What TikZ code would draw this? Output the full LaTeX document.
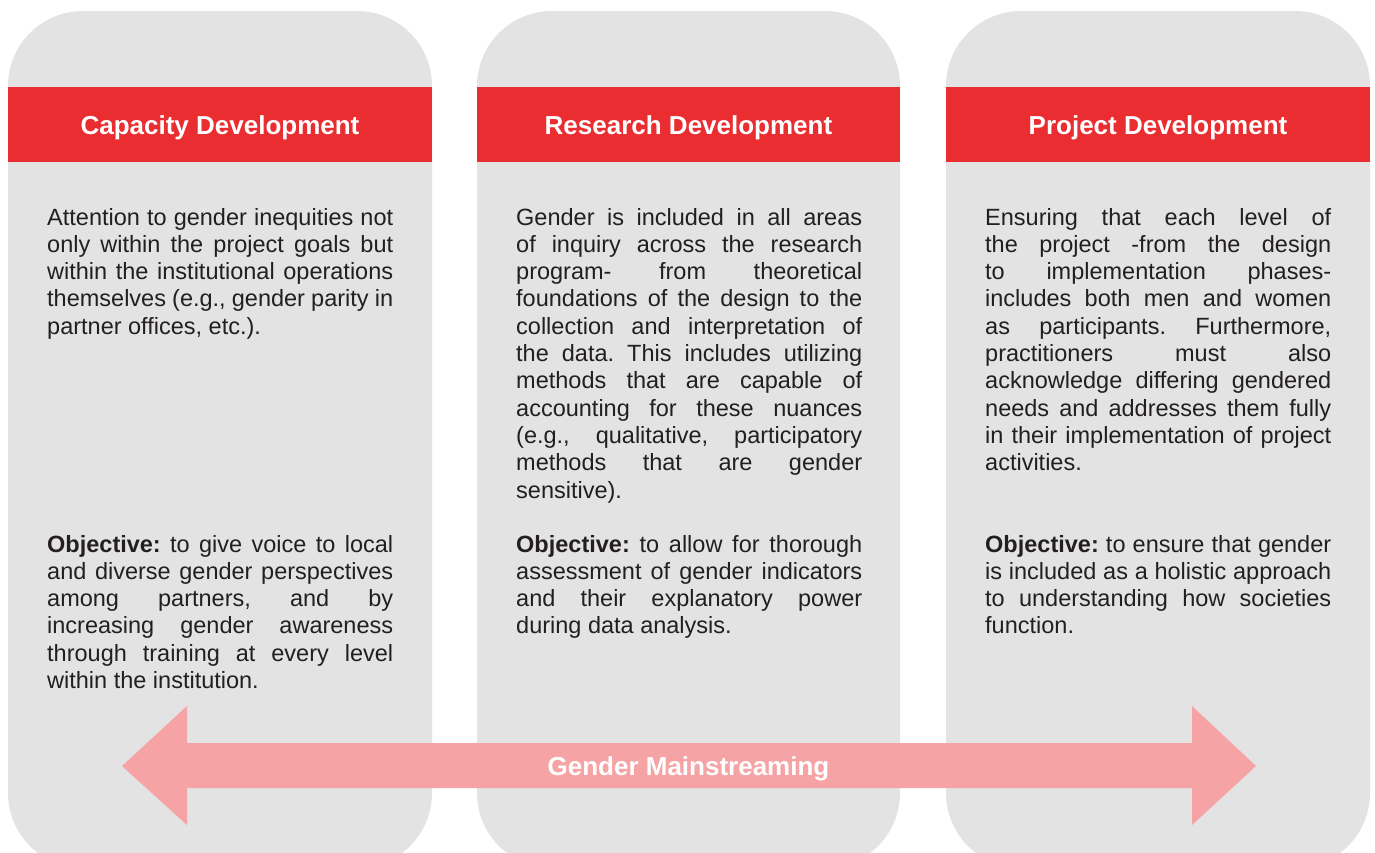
\documentclass[tikz,border=0pt]{standalone}
\usepackage{fontspec}
\setmainfont{Liberation Sans}
\definecolor{panelgray}{HTML}{E2E3E2}
\definecolor{headred}{HTML}{E92D31}
\definecolor{arrowpink}{HTML}{F6A3A5}
\definecolor{ink}{HTML}{231F20}
% one justified line of a fixed-width text block
\newcommand{\jline}[1]{\makebox[\linewidth][s]{#1}}
\begin{document}
\begin{tikzpicture}[x=1pt,y=-1pt,
  panel/.style={fill=panelgray, rounded corners=75pt},
  header/.style={fill=headred},
  headtext/.style={text=white, inner sep=0pt, anchor=base,
    font=\bfseries\fontsize{26}{30}\selectfont},
  bodytext/.style={text=ink, inner sep=0pt, anchor=base west,
    font=\frenchspacing\fontsize{23.5}{27.3}\selectfont},
  mainarrow/.style={fill=arrowpink}
]
\clip (0,0) rectangle (1375,852);

% three columns with their red title bands
\foreach \l/\r in {8/432, 477/900, 946/1370}{
  \fill[panel] (\l,11) rectangle (\r,868);
  \fill[header] (\l,87) rectangle (\r,162);
}

\node[headtext] (capHead) at (220,134) {Capacity Development};
\node[headtext] (resHead) at (688.5,134) {Research Development};
\node[headtext] (proHead) at (1158,134) {Project Development};

% column 1
\node[bodytext] (capText) at (47,225) {\parbox[t]{346pt}{%
\jline{Attention to gender inequities not}\\
\jline{only within the project goals but}\\
\jline{within the institutional operations}\\
\jline{themselves (e.g., gender parity in}\\
partner offices, etc.).}};
\node[bodytext] (capObj) at (47,552) {\parbox[t]{346pt}{%
\jline{\textbf{Objective:} to give voice to local}\\
\jline{and diverse gender perspectives}\\
\jline{among partners, and by}\\
\jline{increasing gender awareness}\\
\jline{through training at every level}\\
within the institution.}};

% column 2
\node[bodytext] (resText) at (516,225) {\parbox[t]{346pt}{%
\jline{Gender is included in all areas}\\
\jline{of inquiry across the research}\\
\jline{program- from theoretical}\\
\jline{foundations of the design to the}\\
\jline{collection and interpretation of}\\
\jline{the data. This includes utilizing}\\
\jline{methods that are capable of}\\
\jline{accounting for these nuances}\\
\jline{(e.g., qualitative, participatory}\\
\jline{methods that are gender}\\
sensitive).}};
\node[bodytext] (resObj) at (516,552) {\parbox[t]{346pt}{%
\jline{\textbf{Objective:} to allow for thorough}\\
\jline{assessment of gender indicators}\\
\jline{and their explanatory power}\\
during data analysis.}};

% column 3
\node[bodytext] (proText) at (985,225) {\parbox[t]{346pt}{%
\jline{Ensuring that each level of}\\
\jline{the project -from the design}\\
\jline{to implementation phases-}\\
\jline{includes both men and women}\\
\jline{as participants. Furthermore,}\\
\jline{practitioners must also}\\
\jline{acknowledge differing gendered}\\
\jline{needs and addresses them fully}\\
\jline{in their implementation of project}\\
activities.}};
\node[bodytext] (proObj) at (985,552) {\parbox[t]{346pt}{%
\jline{\textbf{Objective:} to ensure that gender}\\
\jline{is included as a holistic approach}\\
\jline{to understanding how societies}\\
function.}};

% double-headed arrow across all columns
\fill[mainarrow] (122,766) -- (187,706) -- (187,743) -- (1192,743) -- (1192,706)
  -- (1256,766) -- (1192,825) -- (1192,788) -- (187,788) -- (187,825) -- cycle;
\node[headtext] (mainstream) at (688.5,775) {Gender Mainstreaming};
\end{tikzpicture}
\end{document}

# # # # # # #

▶ **REQUIREMENT**
With the pictures left out, transcribe the material exactly.

▶ **COMPLETE ANSWER**
What TikZ code would draw this? Output the full LaTeX document.
\documentclass[tikz,border=0pt]{standalone}
\usepackage{fontspec}
\setmainfont{Liberation Sans}
\definecolor{panelgray}{HTML}{E2E3E2}
\definecolor{headred}{HTML}{E92D31}
\definecolor{arrowpink}{HTML}{F6A3A5}
\definecolor{ink}{HTML}{231F20}
% one justified line of a fixed-width text block
\newcommand{\jline}[1]{\makebox[\linewidth][s]{#1}}
\begin{document}
\begin{tikzpicture}[x=1pt,y=-1pt,
  panel/.style={fill=panelgray, rounded corners=75pt},
  header/.style={fill=headred},
  headtext/.style={text=white, inner sep=0pt, anchor=base,
    font=\bfseries\fontsize{26}{30}\selectfont},
  bodytext/.style={text=ink, inner sep=0pt, anchor=base west,
    font=\frenchspacing\fontsize{23.5}{27.3}\selectfont},
  mainarrow/.style={fill=arrowpink}
]
\clip (0,0) rectangle (1375,852);

% three columns with their red title bands
\foreach \l/\r in {8/432, 477/900, 946/1370}{
  \fill[panel] (\l,11) rectangle (\r,868);
  \fill[header] (\l,87) rectangle (\r,162);
}

\node[headtext] (capHead) at (220,134) {Capacity Development};
\node[headtext] (resHead) at (688.5,134) {Research Development};
\node[headtext] (proHead) at (1158,134) {Project Development};

% column 1
\node[bodytext] (capText) at (47,225) {\parbox[t]{346pt}{%
\jline{Attention to gender inequities not}\\
\jline{only within the project goals but}\\
\jline{within the institutional operations}\\
\jline{themselves (e.g., gender parity in}\\
partner offices, etc.).}};
\node[bodytext] (capObj) at (47,552) {\parbox[t]{346pt}{%
\jline{\textbf{Objective:} to give voice to local}\\
\jline{and diverse gender perspectives}\\
\jline{among partners, and by}\\
\jline{increasing gender awareness}\\
\jline{through training at every level}\\
within the institution.}};

% column 2
\node[bodytext] (resText) at (516,225) {\parbox[t]{346pt}{%
\jline{Gender is included in all areas}\\
\jline{of inquiry across the research}\\
\jline{program- from theoretical}\\
\jline{foundations of the design to the}\\
\jline{collection and interpretation of}\\
\jline{the data. This includes utilizing}\\
\jline{methods that are capable of}\\
\jline{accounting for these nuances}\\
\jline{(e.g., qualitative, participatory}\\
\jline{methods that are gender}\\
sensitive).}};
\node[bodytext] (resObj) at (516,552) {\parbox[t]{346pt}{%
\jline{\textbf{Objective:} to allow for thorough}\\
\jline{assessment of gender indicators}\\
\jline{and their explanatory power}\\
during data analysis.}};

% column 3
\node[bodytext] (proText) at (985,225) {\parbox[t]{346pt}{%
\jline{Ensuring that each level of}\\
\jline{the project -from the design}\\
\jline{to implementation phases-}\\
\jline{includes both men and women}\\
\jline{as participants. Furthermore,}\\
\jline{practitioners must also}\\
\jline{acknowledge differing gendered}\\
\jline{needs and addresses them fully}\\
\jline{in their implementation of project}\\
activities.}};
\node[bodytext] (proObj) at (985,552) {\parbox[t]{346pt}{%
\jline{\textbf{Objective:} to ensure that gender}\\
\jline{is included as a holistic approach}\\
\jline{to understanding how societies}\\
function.}};

% double-headed arrow across all columns
\fill[mainarrow] (122,766) -- (187,706) -- (187,743) -- (1192,743) -- (1192,706)
  -- (1256,766) -- (1192,825) -- (1192,788) -- (187,788) -- (187,825) -- cycle;
\node[headtext] (mainstream) at (688.5,775) {Gender Mainstreaming};
\end{tikzpicture}
\end{document}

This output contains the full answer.